Source excerpt:
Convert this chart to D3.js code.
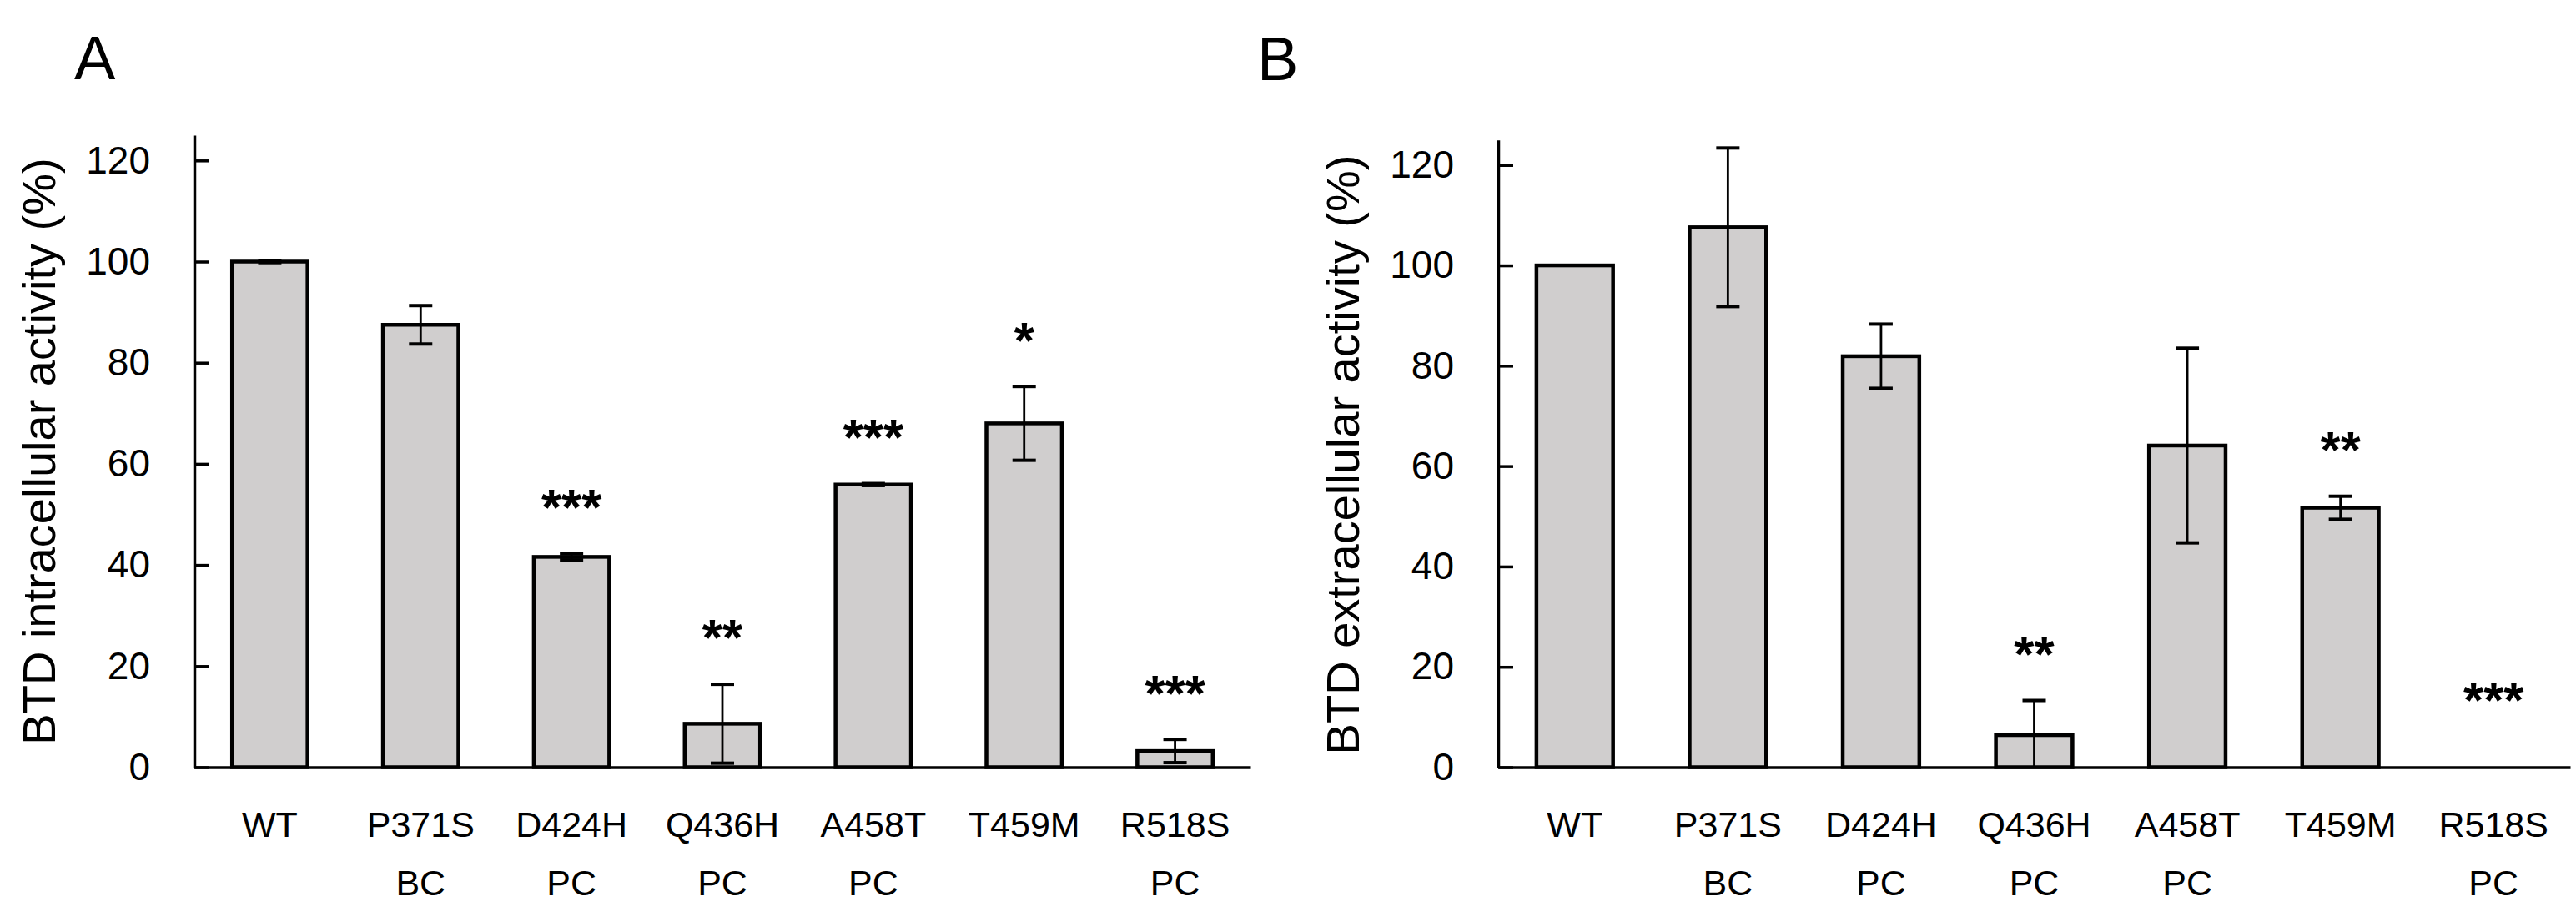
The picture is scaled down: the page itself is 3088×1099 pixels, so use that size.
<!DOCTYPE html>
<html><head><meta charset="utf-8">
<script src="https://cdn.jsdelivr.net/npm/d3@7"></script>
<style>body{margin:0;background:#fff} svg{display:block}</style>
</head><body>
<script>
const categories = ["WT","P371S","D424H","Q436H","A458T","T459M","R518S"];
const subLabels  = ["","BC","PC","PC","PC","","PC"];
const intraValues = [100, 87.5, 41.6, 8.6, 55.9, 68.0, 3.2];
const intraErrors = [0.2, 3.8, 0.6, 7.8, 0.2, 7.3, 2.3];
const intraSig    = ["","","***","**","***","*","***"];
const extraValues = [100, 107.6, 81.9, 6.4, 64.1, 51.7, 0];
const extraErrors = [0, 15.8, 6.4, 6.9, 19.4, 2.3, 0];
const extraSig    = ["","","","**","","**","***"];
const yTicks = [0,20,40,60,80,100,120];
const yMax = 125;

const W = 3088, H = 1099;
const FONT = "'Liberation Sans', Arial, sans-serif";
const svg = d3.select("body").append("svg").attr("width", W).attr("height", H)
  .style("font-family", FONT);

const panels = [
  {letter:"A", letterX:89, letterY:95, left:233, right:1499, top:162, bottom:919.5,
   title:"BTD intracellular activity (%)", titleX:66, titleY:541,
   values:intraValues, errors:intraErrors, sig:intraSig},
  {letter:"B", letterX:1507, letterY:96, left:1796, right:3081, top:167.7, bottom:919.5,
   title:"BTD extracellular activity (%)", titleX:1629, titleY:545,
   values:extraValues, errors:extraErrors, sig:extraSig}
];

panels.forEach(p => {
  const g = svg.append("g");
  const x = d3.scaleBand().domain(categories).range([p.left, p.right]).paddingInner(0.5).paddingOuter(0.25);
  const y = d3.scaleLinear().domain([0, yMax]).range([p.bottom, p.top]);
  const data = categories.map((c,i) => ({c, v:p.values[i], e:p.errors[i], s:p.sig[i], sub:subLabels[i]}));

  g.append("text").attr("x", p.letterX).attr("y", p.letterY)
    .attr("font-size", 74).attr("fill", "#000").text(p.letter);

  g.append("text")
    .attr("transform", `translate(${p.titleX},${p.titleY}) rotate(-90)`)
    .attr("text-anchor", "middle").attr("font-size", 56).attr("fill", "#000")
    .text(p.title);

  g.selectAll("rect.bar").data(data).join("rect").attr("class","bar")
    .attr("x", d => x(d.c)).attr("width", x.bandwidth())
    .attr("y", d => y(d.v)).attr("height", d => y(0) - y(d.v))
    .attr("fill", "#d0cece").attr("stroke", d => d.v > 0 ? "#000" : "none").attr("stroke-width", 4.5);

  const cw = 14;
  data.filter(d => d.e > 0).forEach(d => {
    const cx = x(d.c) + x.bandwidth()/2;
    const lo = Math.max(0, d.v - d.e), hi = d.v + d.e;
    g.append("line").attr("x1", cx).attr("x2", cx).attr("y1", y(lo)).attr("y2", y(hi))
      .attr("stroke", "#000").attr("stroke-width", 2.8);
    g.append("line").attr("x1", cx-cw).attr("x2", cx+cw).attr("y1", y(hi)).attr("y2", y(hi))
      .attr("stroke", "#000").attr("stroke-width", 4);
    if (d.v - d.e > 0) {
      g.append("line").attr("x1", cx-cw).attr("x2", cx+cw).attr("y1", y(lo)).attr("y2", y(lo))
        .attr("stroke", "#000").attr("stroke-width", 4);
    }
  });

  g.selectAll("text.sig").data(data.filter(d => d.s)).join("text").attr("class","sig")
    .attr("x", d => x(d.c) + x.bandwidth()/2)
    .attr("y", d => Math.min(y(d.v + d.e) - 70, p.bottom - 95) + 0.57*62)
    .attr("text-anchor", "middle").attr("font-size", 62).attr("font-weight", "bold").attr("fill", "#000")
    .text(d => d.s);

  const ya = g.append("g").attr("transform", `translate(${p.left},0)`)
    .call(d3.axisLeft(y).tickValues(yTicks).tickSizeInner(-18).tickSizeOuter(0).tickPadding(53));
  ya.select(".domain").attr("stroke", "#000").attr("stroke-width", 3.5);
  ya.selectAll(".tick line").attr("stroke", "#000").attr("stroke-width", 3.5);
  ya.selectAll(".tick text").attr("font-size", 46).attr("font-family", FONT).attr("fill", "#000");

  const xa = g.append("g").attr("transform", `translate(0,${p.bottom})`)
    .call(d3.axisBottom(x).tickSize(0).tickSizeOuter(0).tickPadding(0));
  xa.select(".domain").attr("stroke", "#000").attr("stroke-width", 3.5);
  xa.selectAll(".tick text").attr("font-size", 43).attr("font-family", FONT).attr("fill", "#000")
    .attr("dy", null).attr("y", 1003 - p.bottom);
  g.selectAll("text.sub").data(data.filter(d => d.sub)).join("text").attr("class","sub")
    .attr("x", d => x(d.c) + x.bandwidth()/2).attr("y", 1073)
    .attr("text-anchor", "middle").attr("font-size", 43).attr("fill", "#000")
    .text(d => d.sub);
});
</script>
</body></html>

Goal of the exercise: Output the data exactly. Pictures don't belong in the result.

Completed task:
Convert this chart to D3.js code.
The picture is scaled down: the page itself is 3088×1099 pixels, so use that size.
<!DOCTYPE html>
<html><head><meta charset="utf-8">
<script src="https://cdn.jsdelivr.net/npm/d3@7"></script>
<style>body{margin:0;background:#fff} svg{display:block}</style>
</head><body>
<script>
const categories = ["WT","P371S","D424H","Q436H","A458T","T459M","R518S"];
const subLabels  = ["","BC","PC","PC","PC","","PC"];
const intraValues = [100, 87.5, 41.6, 8.6, 55.9, 68.0, 3.2];
const intraErrors = [0.2, 3.8, 0.6, 7.8, 0.2, 7.3, 2.3];
const intraSig    = ["","","***","**","***","*","***"];
const extraValues = [100, 107.6, 81.9, 6.4, 64.1, 51.7, 0];
const extraErrors = [0, 15.8, 6.4, 6.9, 19.4, 2.3, 0];
const extraSig    = ["","","","**","","**","***"];
const yTicks = [0,20,40,60,80,100,120];
const yMax = 125;

const W = 3088, H = 1099;
const FONT = "'Liberation Sans', Arial, sans-serif";
const svg = d3.select("body").append("svg").attr("width", W).attr("height", H)
  .style("font-family", FONT);

const panels = [
  {letter:"A", letterX:89, letterY:95, left:233, right:1499, top:162, bottom:919.5,
   title:"BTD intracellular activity (%)", titleX:66, titleY:541,
   values:intraValues, errors:intraErrors, sig:intraSig},
  {letter:"B", letterX:1507, letterY:96, left:1796, right:3081, top:167.7, bottom:919.5,
   title:"BTD extracellular activity (%)", titleX:1629, titleY:545,
   values:extraValues, errors:extraErrors, sig:extraSig}
];

panels.forEach(p => {
  const g = svg.append("g");
  const x = d3.scaleBand().domain(categories).range([p.left, p.right]).paddingInner(0.5).paddingOuter(0.25);
  const y = d3.scaleLinear().domain([0, yMax]).range([p.bottom, p.top]);
  const data = categories.map((c,i) => ({c, v:p.values[i], e:p.errors[i], s:p.sig[i], sub:subLabels[i]}));

  g.append("text").attr("x", p.letterX).attr("y", p.letterY)
    .attr("font-size", 74).attr("fill", "#000").text(p.letter);

  g.append("text")
    .attr("transform", `translate(${p.titleX},${p.titleY}) rotate(-90)`)
    .attr("text-anchor", "middle").attr("font-size", 56).attr("fill", "#000")
    .text(p.title);

  g.selectAll("rect.bar").data(data).join("rect").attr("class","bar")
    .attr("x", d => x(d.c)).attr("width", x.bandwidth())
    .attr("y", d => y(d.v)).attr("height", d => y(0) - y(d.v))
    .attr("fill", "#d0cece").attr("stroke", d => d.v > 0 ? "#000" : "none").attr("stroke-width", 4.5);

  const cw = 14;
  data.filter(d => d.e > 0).forEach(d => {
    const cx = x(d.c) + x.bandwidth()/2;
    const lo = Math.max(0, d.v - d.e), hi = d.v + d.e;
    g.append("line").attr("x1", cx).attr("x2", cx).attr("y1", y(lo)).attr("y2", y(hi))
      .attr("stroke", "#000").attr("stroke-width", 2.8);
    g.append("line").attr("x1", cx-cw).attr("x2", cx+cw).attr("y1", y(hi)).attr("y2", y(hi))
      .attr("stroke", "#000").attr("stroke-width", 4);
    if (d.v - d.e > 0) {
      g.append("line").attr("x1", cx-cw).attr("x2", cx+cw).attr("y1", y(lo)).attr("y2", y(lo))
        .attr("stroke", "#000").attr("stroke-width", 4);
    }
  });

  g.selectAll("text.sig").data(data.filter(d => d.s)).join("text").attr("class","sig")
    .attr("x", d => x(d.c) + x.bandwidth()/2)
    .attr("y", d => Math.min(y(d.v + d.e) - 70, p.bottom - 95) + 0.57*62)
    .attr("text-anchor", "middle").attr("font-size", 62).attr("font-weight", "bold").attr("fill", "#000")
    .text(d => d.s);

  const ya = g.append("g").attr("transform", `translate(${p.left},0)`)
    .call(d3.axisLeft(y).tickValues(yTicks).tickSizeInner(-18).tickSizeOuter(0).tickPadding(53));
  ya.select(".domain").attr("stroke", "#000").attr("stroke-width", 3.5);
  ya.selectAll(".tick line").attr("stroke", "#000").attr("stroke-width", 3.5);
  ya.selectAll(".tick text").attr("font-size", 46).attr("font-family", FONT).attr("fill", "#000");

  const xa = g.append("g").attr("transform", `translate(0,${p.bottom})`)
    .call(d3.axisBottom(x).tickSize(0).tickSizeOuter(0).tickPadding(0));
  xa.select(".domain").attr("stroke", "#000").attr("stroke-width", 3.5);
  xa.selectAll(".tick text").attr("font-size", 43).attr("font-family", FONT).attr("fill", "#000")
    .attr("dy", null).attr("y", 1003 - p.bottom);
  g.selectAll("text.sub").data(data.filter(d => d.sub)).join("text").attr("class","sub")
    .attr("x", d => x(d.c) + x.bandwidth()/2).attr("y", 1073)
    .attr("text-anchor", "middle").attr("font-size", 43).attr("fill", "#000")
    .text(d => d.sub);
});
</script>
</body></html>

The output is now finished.